Com essa ajuda, as famílias cresceram e as gerações seguintes passaram a cruzar e formar novos núcleo familiares. Atualmente, já são encontrados cinco casais em cinco áreas distintas e próximas entre si, sendo que alguns animais são reconhecidos e ganharam nomes, como Sálvia e Páprica.
O guia de aves conta que também aprendeu a fazer aceiros para proteger os ninhos, com o que contou com a parceria de um sitiante local, que também comprou a ideia e costuma emprestar o trator para a prática. Esse conhecimento também foi repassado à população local.

Compra da ideia
Envolver a população mostrou ser a atitude mais acertada e, após quatro anos do início dessas ações, as pessoas que ali moram já apagavam os incêndios e marcavam os ninhos com cabos de vassoura pintados de vermelho, para sinalizá-los.

“Se as pessoas não comprassem a ideia, não ia dar certo”, diz Gustavo, falando que hoje consegue viajar “tranquilo” para guiar clientes na observação de aves por diversas regiões do Brasil, com a confiança de que a área está sendo cuidada. “Primeiro você conversa, instrui; aí eles entendem e a coisa flui e vai para a frente”, completa.
E como ninguém vive sozinho e a cooperação contribui para a potencialização dos resultados, além dos líderes comunitários e do sitiante, ele cita entre os parceiros no Projeto Mocho dos Banhados o dentista Marcelo, o empresário Peterson e o profissional de TI Danilo, todos da região. Agora, ele diz sonhar com a parceria com alguma universidade para a colocação de chips nas aves e monitoramento da vida desses indivíduos, muitos dos quais viu nascer.
Em casa, Gustavo também tem a alegria de ver seu trabalho de educação ambiental ter contagiado seus filhos, que, quando podem, acompanham o pai em passarinhadas e no cuidado com os mochos.

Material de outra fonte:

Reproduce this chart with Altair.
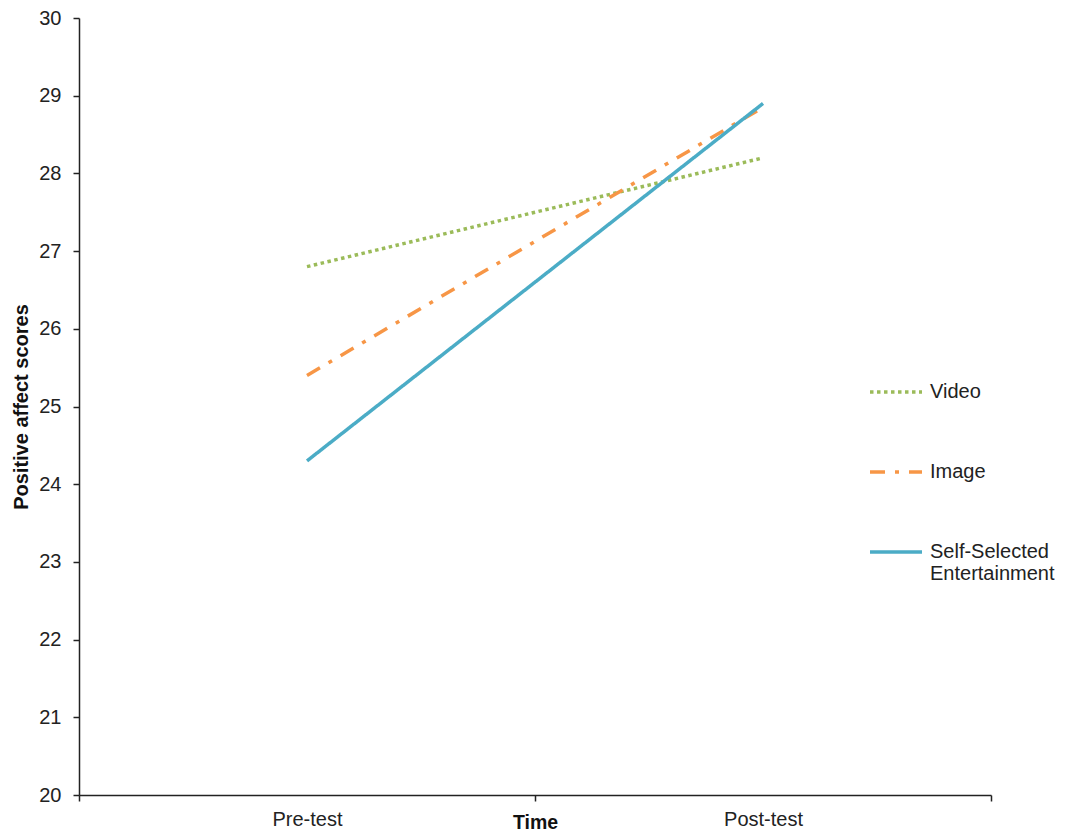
import altair as alt
import pandas as pd

times = ["Pre-test", "Post-test"]
groups = ["Video", "Image", "Self-Selected Entertainment"]
video = [26.8, 28.2]
image = [25.4, 28.85]
self_selected = [24.3, 28.9]

colors = ["#9BBB59", "#F79646", "#4BACC6"]
dashes = [[3.5, 3.5], [15, 10, 4, 10], [1, 0]]

rows = []
for g, vals in zip(groups, [video, image, self_selected]):
    for t, v in zip(times, vals):
        rows.append({"Time": t, "Group": g, "Score": v})
df = pd.DataFrame(rows)

font = "Liberation Sans"

chart = alt.Chart(df).mark_line(strokeWidth=3.5, strokeCap="butt").encode(
    x=alt.X("Time:N", sort=times, bandPosition=0.5,
            scale=alt.Scale(type="band", paddingInner=0, paddingOuter=0),
            axis=alt.Axis(title="Time", labelAngle=0, tickBand="extent",
                          labelFontSize=20, labelColor="#222", labelPadding=8,
                          titleFontSize=19.5, titleFontWeight="bold", titleColor="#111",
                          titleY=33, titleBaseline="alphabetic",
                          tickSize=6, domainColor="#222", tickColor="#222",
                          domainWidth=1.5, tickWidth=1.5)),
    y=alt.Y("Score:Q", scale=alt.Scale(domain=[20, 30], nice=False, zero=False),
            axis=alt.Axis(title="Positive affect scores", values=list(range(20, 31)),
                          grid=False, labelFontSize=20, labelColor="#222", labelPadding=12,
                          titleFontSize=20, titleFontWeight="bold", titleColor="#111",
                          titleX=-58, titleBaseline="middle", titleAngle=-90,
                          tickSize=6, domainColor="#222", tickColor="#222",
                          domainWidth=1.5, tickWidth=1.5)),
    color=alt.Color("Group:N", sort=groups,
                    scale=alt.Scale(domain=groups, range=colors),
                    legend=alt.Legend(title=None, orient="none", legendX=789, legendY=346,
                                      symbolType="stroke", symbolSize=2704,
                                      symbolStrokeWidth=3.5, labelFontSize=20,
                                      labelColor="#222", rowPadding=42, labelOffset=6,
                                      labelLimit=300,
                                      labelExpr="datum.label == 'Self-Selected Entertainment' ? ['Self-Selected', 'Entertainment'] : datum.label")),
    strokeDash=alt.StrokeDash("Group:N", sort=groups,
                              scale=alt.Scale(domain=groups, range=dashes),
                              legend=None),
).properties(
    width=912, height=777,
    autosize=alt.AutoSizeParams(type="none"),
    padding={"left": 71, "top": 10, "right": 67, "bottom": 36},
).configure(font=font).configure_view(stroke=None)

chart.save("out.html", embed_options={"renderer": "svg", "actions": False})
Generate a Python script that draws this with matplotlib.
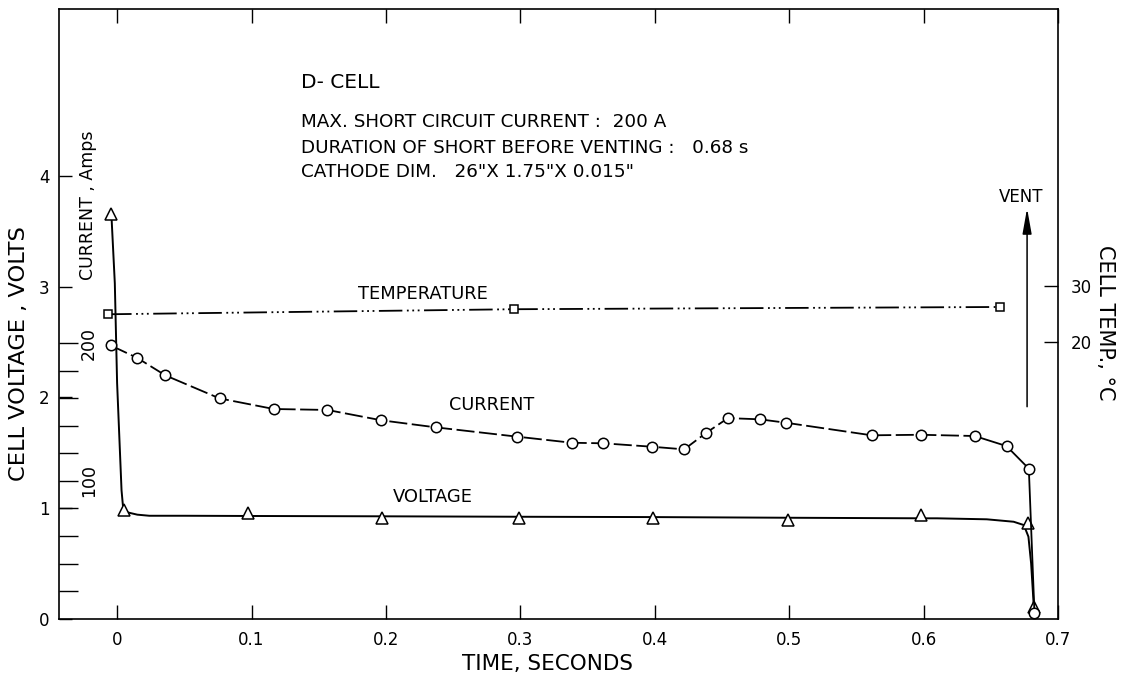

Artur, o mais novo, hoje com 10 anos, soma quase 400 espécies de aves registradas na plataforma WikiAves e quer ser médico-veterinário. Murilo, de 15 anos, por sua vez, diz que vai estudar Biologia e já registrou mais de 500 espécies. Ambos ainda fazem listas de registros no eBird, a plataforma do departamento de ornitologia da universidade norte-americana Cornell, uma das maiores referências em Ciências.
Muito bom, rapazes! As novas gerações dos mochos e demais animais agradecem e torcem pelo sucesso de vocês!